Saturday, June 27, 2009

Here's your sign!

I am one to take signs very seriously. I am not talking about traffic signs or advertisements of sorts....although the former I at least pay attention to!ha No, I am referring to signs sent to me by a higher form. Signs that come in the form of a song, a random comment, or a coincidental happening. Lately there have been pretty blatant signs that have happened to me.

A random and not as important one would be when I was on the Kids side of Gap and I hear, for the first time playing over there, the theme song to the O.C. That obviously goes with Cali..but I kinda find it pointless to read much of anything into that because it's something that would never actually develop. But nevertheless it still caught me off guard!
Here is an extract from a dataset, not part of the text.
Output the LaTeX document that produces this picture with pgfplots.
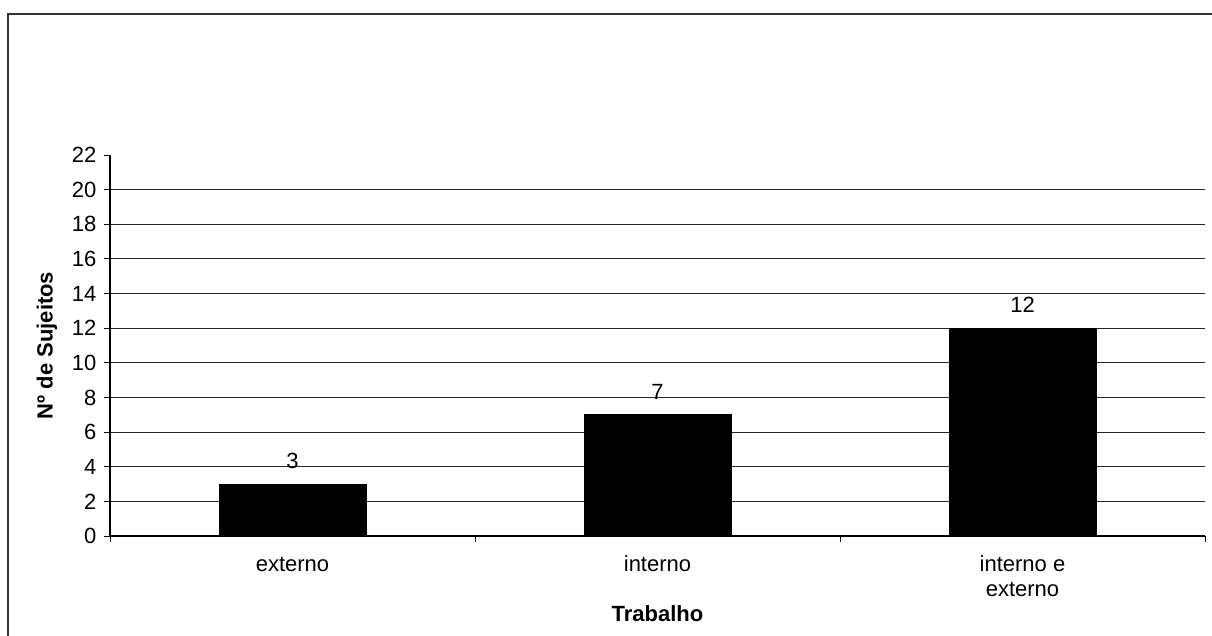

The most shocking and most obvious sign that I have gotten lately goes towards music man. I was on my way to work the other day and I decided to get coffee causing me to go a completely different way to work than I normally do. After I get my coffee, I get stuck behind a truck for a bit. When I look at the truck's license plate I notice it reads 'Fraggle'. Now to everyone else that means nothing but to me it means everything! I found that to be the most random thing to put on a license plate but the most obvious sign for me! My mouth literally fell open! Then, low and behold, early the next morning I finally get to talk with music man. This had been after I thought he was ignoring me and giving me his form of payback. Needless to say it made me incredibly happy to get to talk to him! Now I just still have to find a way to get across how I want to keep talking to him and let him know I am genuine. I am not here to hurt him anymore and there is no need for him to be cautious with me anymore. I want him to let down his guard and let me in again. I don't want to have to worry that after one conversation with him is over that I may not get a chance to have another..or wonder when I will get to have a chance to talk to him again. It does not help that I work at Gap and almost every song that plays there reminds me of him!! I just wish I can finally pull something off to make him realize everything or even figure out a way to get him to read this blog again! Then he would be able to see into my heart and know what I am feeling now. I can only do as much as I can, the rest will be up to him.

Finally, I now understand that the "little" asspect! is nothing but a bad habit that needs to be broken..but is so hard to break. Could it almost be forming into a parasite?! That is most unfortunate! I guess I need to be completely debugged..call for the exterminator!!haha I cannot wait for things to finally set themselves out and for my life to not be confusing, but clear and full of happiness! I hope I am already set on the right path!